House price growth vs inflation

Landlords could have to pay national insurance payments based on rental income under leaked plans being considered by Chancellor Rachel Reeves.

National Insurance contributions are charged at 8% on employee income, but earnings from property, pensions and savings are largely exempt.

The government is looking to raise money to plug the so-called £40bn black hole in public finances, but is hamstrung by pre-election promises not to raise VAT, income tax or NI on ‘working people’.

Rising rents could be the consequence for such a change, said Ben Beadle, chief executive of the National Residential Landlords Association.

Beadle said: “Further punitive tax hikes on the rental sector will lead only to rents going up, hitting the very households the government wants to protect. It would come on top of last year’s increase to stamp duty on homes purchased to rent and proposals expecting landlords to pay up to £15,000 on energy efficiency improvements to properties.

“Analysis by Savills shows that up to one million new rental homes will be needed by 2031 to meet demand. Given this, the Chancellor should be using the tax system to encourage long term investment in new good quality rental housing. She should also heed the advice of the Committee on Fuel Poverty and reform the tax system to support investment in energy efficiency improvements.”

Timothy Douglas, head of policy and campaigns at Propertymark, further emphasised how such a move could further diminish the supply of private rental properties for tenants to choose from.

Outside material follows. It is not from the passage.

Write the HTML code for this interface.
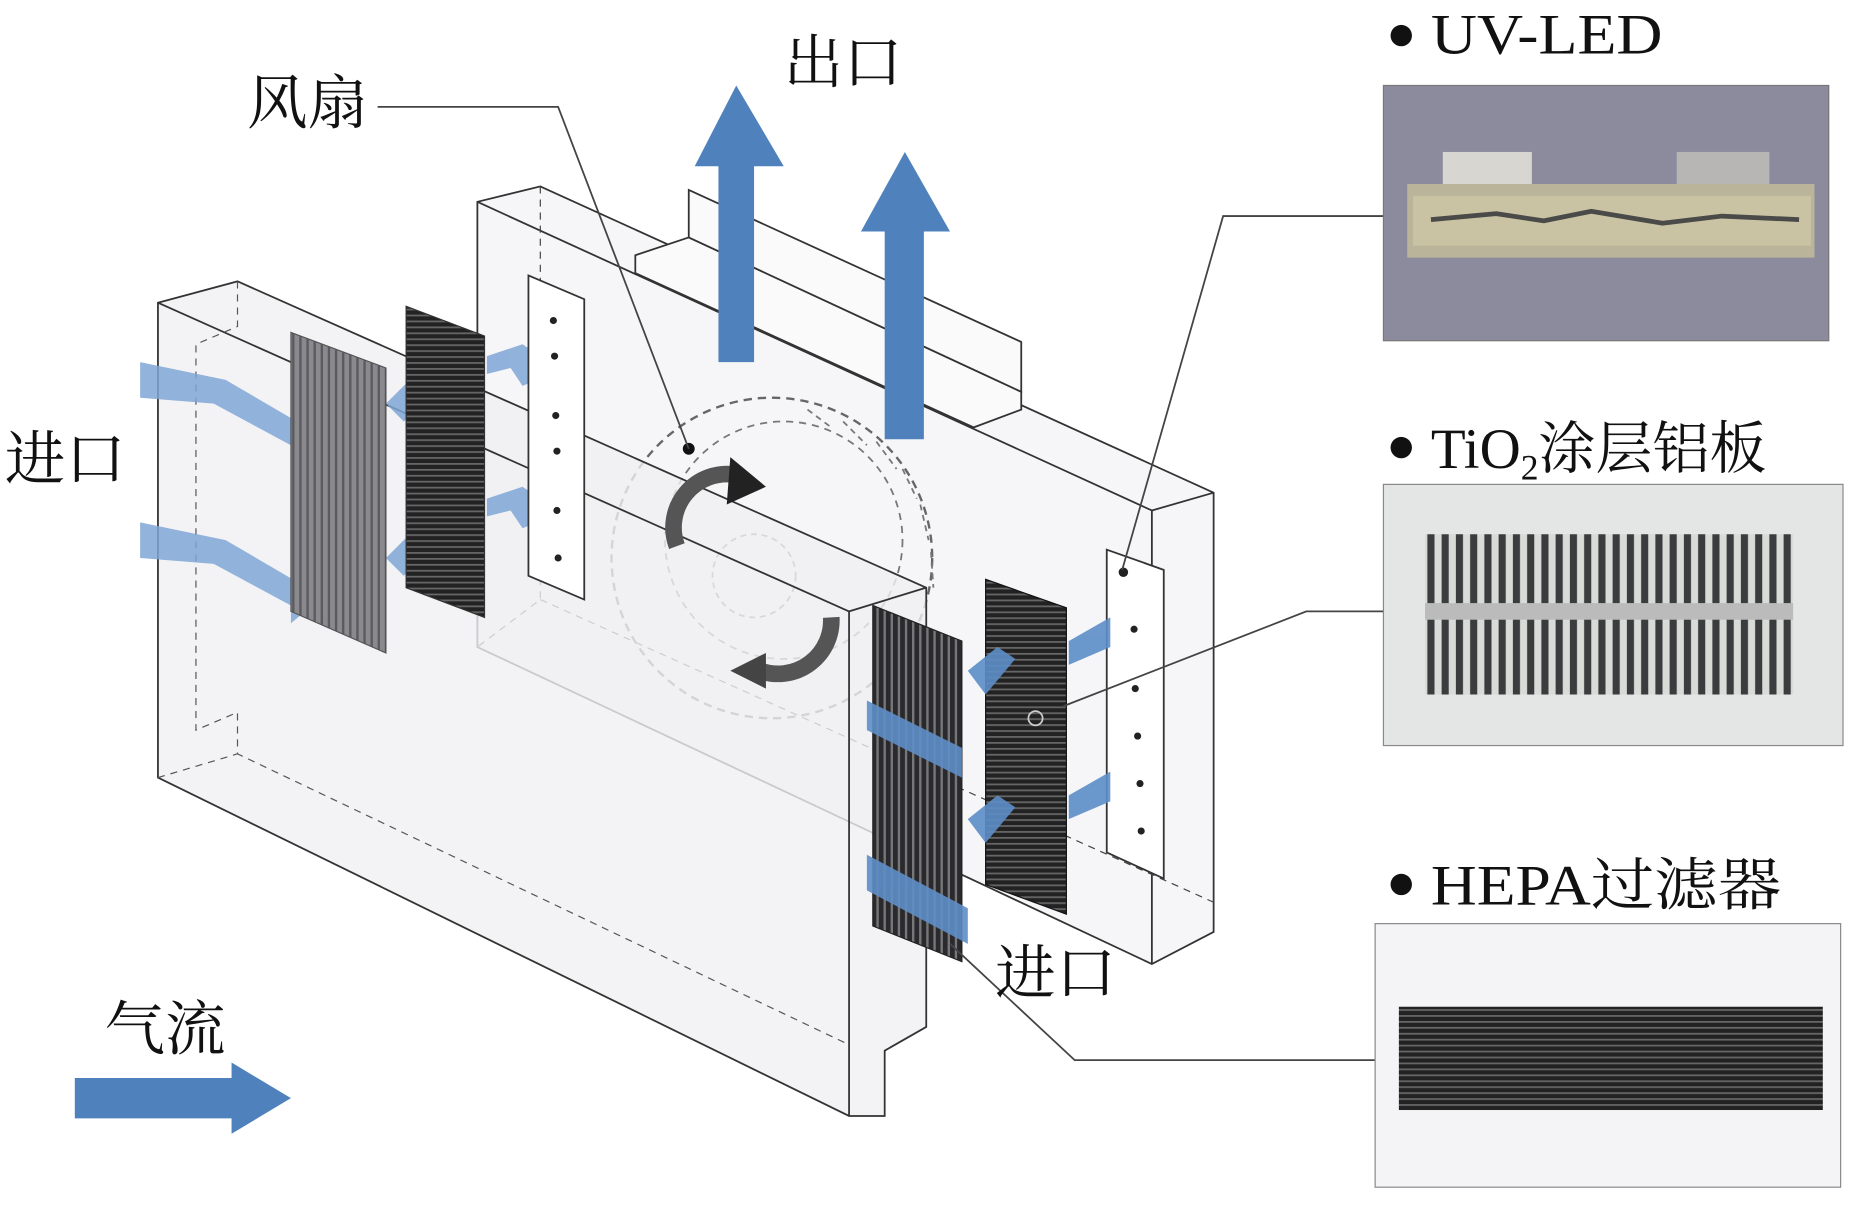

He said: “Landlords in the private rented sector have been impacted significantly by tax changes in recent years, such as reduced rates of mortgage interest relief and increased rates of property tax when purchasing a buy-to-let or expanding their portfolios.

“The UK government must understand the impact of these changes before embarking on further tax reforms that ultimately push up rent prices and reduce the number of much-needed properties to rent. Further tax imposition will mean less revenue for the Exchequer because it will drive landlords away from the market.

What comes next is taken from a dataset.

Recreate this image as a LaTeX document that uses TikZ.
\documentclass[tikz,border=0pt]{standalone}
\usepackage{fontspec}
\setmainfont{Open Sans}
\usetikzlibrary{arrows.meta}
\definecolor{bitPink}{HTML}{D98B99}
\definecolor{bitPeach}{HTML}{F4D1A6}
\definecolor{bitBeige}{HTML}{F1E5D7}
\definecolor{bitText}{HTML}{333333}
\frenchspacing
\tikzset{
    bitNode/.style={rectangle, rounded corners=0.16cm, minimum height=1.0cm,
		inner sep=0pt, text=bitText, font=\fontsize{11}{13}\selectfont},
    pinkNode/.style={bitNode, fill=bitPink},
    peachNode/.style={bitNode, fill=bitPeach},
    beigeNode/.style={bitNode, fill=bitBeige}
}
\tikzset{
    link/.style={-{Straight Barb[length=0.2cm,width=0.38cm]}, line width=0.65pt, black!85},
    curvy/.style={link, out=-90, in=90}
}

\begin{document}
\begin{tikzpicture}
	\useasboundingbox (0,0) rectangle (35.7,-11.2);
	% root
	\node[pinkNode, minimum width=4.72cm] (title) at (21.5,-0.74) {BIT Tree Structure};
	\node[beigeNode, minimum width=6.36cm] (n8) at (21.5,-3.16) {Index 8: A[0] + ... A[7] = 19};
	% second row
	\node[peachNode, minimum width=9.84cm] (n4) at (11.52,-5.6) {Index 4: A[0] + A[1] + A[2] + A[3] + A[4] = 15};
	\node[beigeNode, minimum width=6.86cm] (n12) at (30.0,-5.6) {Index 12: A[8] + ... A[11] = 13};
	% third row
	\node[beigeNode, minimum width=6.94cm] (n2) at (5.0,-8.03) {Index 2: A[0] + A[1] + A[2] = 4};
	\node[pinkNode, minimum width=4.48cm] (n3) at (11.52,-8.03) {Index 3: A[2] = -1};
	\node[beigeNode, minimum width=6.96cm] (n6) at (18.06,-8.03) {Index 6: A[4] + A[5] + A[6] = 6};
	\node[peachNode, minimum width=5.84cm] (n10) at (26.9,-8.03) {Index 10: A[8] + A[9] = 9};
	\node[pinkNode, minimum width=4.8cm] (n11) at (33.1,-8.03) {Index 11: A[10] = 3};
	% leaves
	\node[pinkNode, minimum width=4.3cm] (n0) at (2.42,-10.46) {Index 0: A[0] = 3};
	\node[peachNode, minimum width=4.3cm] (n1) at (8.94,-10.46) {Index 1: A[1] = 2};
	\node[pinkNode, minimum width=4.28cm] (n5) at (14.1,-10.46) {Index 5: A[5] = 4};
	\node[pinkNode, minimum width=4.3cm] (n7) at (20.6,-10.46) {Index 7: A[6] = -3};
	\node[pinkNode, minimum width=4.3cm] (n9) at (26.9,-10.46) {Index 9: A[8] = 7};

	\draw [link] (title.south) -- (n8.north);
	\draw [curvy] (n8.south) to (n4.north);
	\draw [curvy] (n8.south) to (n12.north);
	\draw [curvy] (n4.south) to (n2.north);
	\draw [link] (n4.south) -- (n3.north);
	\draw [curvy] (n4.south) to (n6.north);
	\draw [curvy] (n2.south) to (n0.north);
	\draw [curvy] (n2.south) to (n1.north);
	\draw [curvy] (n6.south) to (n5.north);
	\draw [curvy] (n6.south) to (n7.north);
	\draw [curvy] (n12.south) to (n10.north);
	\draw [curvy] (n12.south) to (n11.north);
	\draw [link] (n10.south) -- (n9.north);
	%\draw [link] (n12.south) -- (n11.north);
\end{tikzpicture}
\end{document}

“We need policies that ensure the private rented sector can increase supply to meet the demand for homes to rent, making rents more affordable. This is the only way to improve the housing market for renters, and secure increased revenue for public services.”

The question is whether the government would go through with such a change, as it’s common for governments to leak plans to gage the public mood before making a move.

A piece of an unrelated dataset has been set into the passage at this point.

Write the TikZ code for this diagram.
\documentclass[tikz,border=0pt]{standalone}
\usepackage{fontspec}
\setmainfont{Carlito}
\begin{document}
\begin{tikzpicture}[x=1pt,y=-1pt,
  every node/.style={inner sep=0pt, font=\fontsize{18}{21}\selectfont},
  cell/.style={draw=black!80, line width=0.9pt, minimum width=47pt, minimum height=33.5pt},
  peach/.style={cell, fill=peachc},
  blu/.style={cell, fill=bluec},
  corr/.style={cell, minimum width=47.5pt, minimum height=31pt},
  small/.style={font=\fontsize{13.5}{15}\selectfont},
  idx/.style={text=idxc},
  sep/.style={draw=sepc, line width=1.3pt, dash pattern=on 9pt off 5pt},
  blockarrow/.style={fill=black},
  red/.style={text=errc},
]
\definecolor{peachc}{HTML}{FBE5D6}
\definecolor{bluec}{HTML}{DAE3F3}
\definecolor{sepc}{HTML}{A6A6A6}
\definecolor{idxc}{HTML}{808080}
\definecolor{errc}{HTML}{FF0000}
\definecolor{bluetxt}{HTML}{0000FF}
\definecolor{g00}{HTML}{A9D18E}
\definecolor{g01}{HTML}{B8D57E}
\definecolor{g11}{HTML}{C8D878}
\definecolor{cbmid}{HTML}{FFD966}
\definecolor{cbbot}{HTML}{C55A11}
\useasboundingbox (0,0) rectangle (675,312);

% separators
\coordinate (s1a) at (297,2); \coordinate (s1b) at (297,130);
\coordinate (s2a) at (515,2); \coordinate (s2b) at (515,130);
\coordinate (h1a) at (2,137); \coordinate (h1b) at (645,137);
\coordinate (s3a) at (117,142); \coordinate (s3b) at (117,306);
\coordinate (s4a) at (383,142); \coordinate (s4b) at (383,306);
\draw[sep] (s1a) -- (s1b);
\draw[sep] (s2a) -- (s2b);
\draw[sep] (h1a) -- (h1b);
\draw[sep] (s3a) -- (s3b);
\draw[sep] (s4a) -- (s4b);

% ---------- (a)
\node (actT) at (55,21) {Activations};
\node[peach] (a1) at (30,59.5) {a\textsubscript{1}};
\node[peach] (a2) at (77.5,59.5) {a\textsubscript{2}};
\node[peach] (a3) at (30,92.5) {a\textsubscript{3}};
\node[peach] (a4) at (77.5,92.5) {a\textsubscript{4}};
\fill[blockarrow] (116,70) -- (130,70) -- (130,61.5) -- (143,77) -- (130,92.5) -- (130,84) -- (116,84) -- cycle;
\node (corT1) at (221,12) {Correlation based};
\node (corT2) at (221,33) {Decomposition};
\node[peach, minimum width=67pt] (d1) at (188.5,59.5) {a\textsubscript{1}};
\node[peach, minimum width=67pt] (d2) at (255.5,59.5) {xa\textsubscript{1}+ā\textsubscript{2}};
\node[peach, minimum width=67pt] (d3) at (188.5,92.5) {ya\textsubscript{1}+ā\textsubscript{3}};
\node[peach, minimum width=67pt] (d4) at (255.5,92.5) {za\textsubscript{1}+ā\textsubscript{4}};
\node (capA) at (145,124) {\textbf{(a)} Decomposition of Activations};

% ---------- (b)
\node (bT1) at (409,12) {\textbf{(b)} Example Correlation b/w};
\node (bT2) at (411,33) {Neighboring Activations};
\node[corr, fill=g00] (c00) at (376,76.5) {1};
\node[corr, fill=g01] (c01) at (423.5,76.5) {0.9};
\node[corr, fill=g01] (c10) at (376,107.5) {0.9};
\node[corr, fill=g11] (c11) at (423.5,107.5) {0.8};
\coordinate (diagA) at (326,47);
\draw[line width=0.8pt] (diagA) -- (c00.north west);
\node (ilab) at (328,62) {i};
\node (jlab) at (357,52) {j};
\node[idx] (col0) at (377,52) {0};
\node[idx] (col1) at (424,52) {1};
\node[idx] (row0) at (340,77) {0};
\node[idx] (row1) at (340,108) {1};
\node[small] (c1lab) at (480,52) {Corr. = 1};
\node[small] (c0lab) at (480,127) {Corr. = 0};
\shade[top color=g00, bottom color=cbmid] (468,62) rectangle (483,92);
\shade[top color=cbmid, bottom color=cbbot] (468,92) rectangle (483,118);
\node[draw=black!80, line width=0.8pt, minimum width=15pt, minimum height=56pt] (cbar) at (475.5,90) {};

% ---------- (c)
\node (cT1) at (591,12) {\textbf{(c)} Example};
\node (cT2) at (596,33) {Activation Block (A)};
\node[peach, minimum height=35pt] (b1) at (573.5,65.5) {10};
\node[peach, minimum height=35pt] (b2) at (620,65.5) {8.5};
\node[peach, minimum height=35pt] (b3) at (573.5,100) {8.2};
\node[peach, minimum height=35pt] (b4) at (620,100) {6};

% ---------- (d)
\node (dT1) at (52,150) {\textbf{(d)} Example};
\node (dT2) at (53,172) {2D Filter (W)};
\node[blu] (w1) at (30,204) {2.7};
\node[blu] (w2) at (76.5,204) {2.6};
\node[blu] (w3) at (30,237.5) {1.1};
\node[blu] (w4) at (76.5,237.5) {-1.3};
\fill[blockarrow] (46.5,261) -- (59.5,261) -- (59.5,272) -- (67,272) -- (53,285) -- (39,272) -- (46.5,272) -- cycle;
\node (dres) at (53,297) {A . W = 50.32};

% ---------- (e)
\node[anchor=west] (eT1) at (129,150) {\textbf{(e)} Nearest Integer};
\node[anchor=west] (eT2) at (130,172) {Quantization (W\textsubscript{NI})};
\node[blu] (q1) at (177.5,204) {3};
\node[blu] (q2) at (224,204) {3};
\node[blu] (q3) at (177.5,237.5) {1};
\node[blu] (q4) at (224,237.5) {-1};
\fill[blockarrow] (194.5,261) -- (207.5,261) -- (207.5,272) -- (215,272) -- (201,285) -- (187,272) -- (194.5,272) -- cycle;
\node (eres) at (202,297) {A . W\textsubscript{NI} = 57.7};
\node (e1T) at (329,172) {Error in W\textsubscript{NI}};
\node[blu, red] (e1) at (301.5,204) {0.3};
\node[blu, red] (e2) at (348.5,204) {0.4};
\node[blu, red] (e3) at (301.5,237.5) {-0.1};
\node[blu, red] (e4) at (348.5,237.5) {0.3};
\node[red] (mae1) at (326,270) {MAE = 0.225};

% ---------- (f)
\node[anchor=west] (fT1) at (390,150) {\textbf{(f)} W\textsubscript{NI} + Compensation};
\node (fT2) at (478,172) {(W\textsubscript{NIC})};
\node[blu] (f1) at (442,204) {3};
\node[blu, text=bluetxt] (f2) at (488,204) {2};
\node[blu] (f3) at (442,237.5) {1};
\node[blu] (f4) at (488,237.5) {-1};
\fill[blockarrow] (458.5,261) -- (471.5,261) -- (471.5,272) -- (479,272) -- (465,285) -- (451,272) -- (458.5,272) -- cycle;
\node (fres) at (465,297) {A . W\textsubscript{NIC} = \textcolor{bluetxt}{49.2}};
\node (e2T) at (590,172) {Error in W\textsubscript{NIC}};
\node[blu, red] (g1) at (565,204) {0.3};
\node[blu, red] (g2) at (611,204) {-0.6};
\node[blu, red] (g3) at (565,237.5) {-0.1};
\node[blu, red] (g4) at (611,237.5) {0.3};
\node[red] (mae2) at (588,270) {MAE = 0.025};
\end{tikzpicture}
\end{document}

While targeting landlords may be popular with a selection of voters, it the outcome of dwindling rental supply would surely prove to be less popular unless there’s significant social housing supply to plug the gap.

Tom Bill, head of UK residential research at Knight Frank, said: “Targeting landlords won’t lose the government many votes but such moves invariably end up hurting tenants.

“With landlords already selling up ahead of the Renters’ Rights Bill and tougher green regulations, another disincentive would reduce supply further and put upwards pressure on rents.

“Those that stay may pass on the extra costs in other ways. Governments need to fully appreciate that when you tax an activity, you get less of it.”